As I said, normally I don’t have a theoretic problem with blood draws. Take all you want. However, I do get dizzy. At my last visit, I sat in the chair in the exam room. The blood sucker asked me to climb up on the table. I told her that wasn’t a good idea since I get dizzy. She whined and I asked what the problem was … she didn’t want to bend over! Poor baby. Who is the paying customer and do you really want to pick this paying customer up off the floor or would you prefer to bend over for 30 seconds? I won of course.

So this time, I asked if it was the same blood sucker. It was not. It was a young gentleman. He was very quick but alas, it was very uncomfortable. Come to find out it was fast because he used a bigger needle, thus, it hurt. Hmmm … what’s my preference?

I also posed the seemingly negative question “You’re not doing the EKG are you.” He responded “No, why.” I said “Because I don’t take my clothes off in front of men.” He reiterated that he wasn’t but I’d be out of luck if there weren’t any women around. I told him “No, you’d be out of luck because I wouldn’t do it.” Alas, it was a young lady who came and did the EKG. I told her how uncomfortable I was and she helped me stay covered up as much as possible, was quick, pleasant and efficient. Still, the experience was torturous in my mind but a lot less so than it could have been.

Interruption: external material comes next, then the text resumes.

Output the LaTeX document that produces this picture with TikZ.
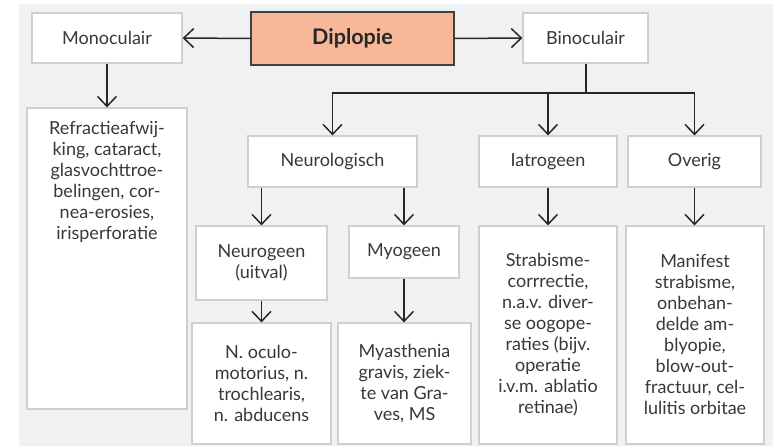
\documentclass[tikz,border=0pt]{standalone}
\usepackage{fontspec}
\setmainfont{Lato}
\usetikzlibrary{arrows.meta}
\definecolor{bgc}{HTML}{F0F1F3}
\definecolor{boxline}{HTML}{CFCFCF}
\definecolor{txt}{HTML}{383838}
\definecolor{lnc}{HTML}{262626}
\definecolor{salmon}{HTML}{F7B899}
\definecolor{darkline}{HTML}{404040}
\begin{document}
\begin{tikzpicture}[x=1pt,y=-1pt,
  box/.style={draw=boxline, line width=1.2pt, fill=white, align=center, inner sep=0pt,
    font=\fontsize{18}{21}\selectfont, text=txt},
  mainbox/.style={draw=darkline, line width=1.4pt, fill=salmon, inner sep=0pt,
    font=\fontsize{21.5}{24}\selectfont\bfseries, text=txt!70!black},
  conn/.style={draw=lnc, line width=1.5pt},
  arr/.style={conn, -{Straight Barb[length=10pt,width=19pt,line width=1.5pt]}}]
\useasboundingbox (0,0) rectangle (773,446);
\fill[bgc] (19,4) rectangle (773,446);

\node[box, minimum width=150, minimum height=50] (mono) at (107,38) {Monoculair};
\node[mainbox, minimum width=203, minimum height=53] (dip) at (352.5,38.5) {Diplopie};
\node[box, minimum width=125, minimum height=50] (bino) at (585.5,38) {Binoculair};

\node[box, minimum width=160, minimum height=301] (refr) at (107,258.5)
  {\parbox[c][299pt][t]{158pt}{\centering\vspace*{12pt}Refractieafwij-\\king, cataract,\\glasvochttroe-\\belingen, cor-\\nea-erosies,\\irisperforatie}};

\node[box, minimum width=169, minimum height=51] (neuro) at (332.5,161.5) {Neurologisch};
\node[box, minimum width=138, minimum height=51] (iatro) at (548,161.5) {Iatrogeen};
\node[box, minimum width=133, minimum height=51] (overig) at (694.5,161.5) {Overig};

\node[box, minimum width=131, minimum height=74] (neurog) at (261.5,263) {Neurogeen\\(uitval)};
\node[box, minimum width=110, minimum height=52] (myo) at (404,252) {Myogeen};

\node[box, minimum width=139, minimum height=121] (ocul) at (261.5,383.5)
  {N. oculo-\\motorius, n.\\trochlearis,\\n. abducens};
\node[box, minimum width=133, minimum height=121] (myas) at (404.5,383.5)
  {Myasthenia\\gravis, ziek-\\te van Gra-\\ves, MS};
\node[box, minimum width=138, minimum height=218] (strab) at (548,335)
  {Strabisme-\\corrrectie,\\n.a.v. diver-\\se oogope-\\raties (bijv.\\operatie\\i.v.m. ablatio\\retinae)};
\node[box, minimum width=138, minimum height=218] (manif) at (695,335)
  {Manifest\\strabisme,\\onbehan-\\delde am-\\blyopie,\\blow-out-\\fractuur, cel-\\lulitis orbitae};

\draw[arr] (dip.west) -- (mono.east);
\draw[arr] (dip.east) -- (bino.west);
\draw[arr] (mono.south) -- (refr.north);

\coordinate (split) at (586,93);
\draw[conn] (bino.south -| split) -- (split);
\draw[arr] (split) -| (neuro.north);
\draw[arr] (split) -| (overig.north);
\draw[arr] (split -| iatro.north) -- (iatro.north);

\draw[arr] (neuro.south -| neurog.north) -- (neurog.north);
\draw[arr] (neuro.south -| myo.north) -- (myo.north);
\draw[arr] (neurog.south) -- (ocul.north -| neurog.south);
\draw[arr] (myo.south) -- (myas.north -| myo.south);
\draw[arr] (iatro.south) -- (strab.north);
\draw[arr] (overig.south) -- (overig.south |- manif.north);
\end{tikzpicture}
\end{document}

The morale of my story … you’re the paying customer. You’ve got to go to these appointments. However, if you’re like me and you dread going to the doctor’s office for any reason, try to address why you hate it so much. Then, take the bull by the horns, remember you are the customer and modify the situation within reasonable limits (e.g. demanding you sit in a chair or have a gender preference for a particular procedure). Then take a deep breathe, count to ten and suck up the part you hate and can’t change. Promise yourself a small treat if that’s what it takes to get through it. It’ll be over soon. I promise.  You'll be the healthier for it.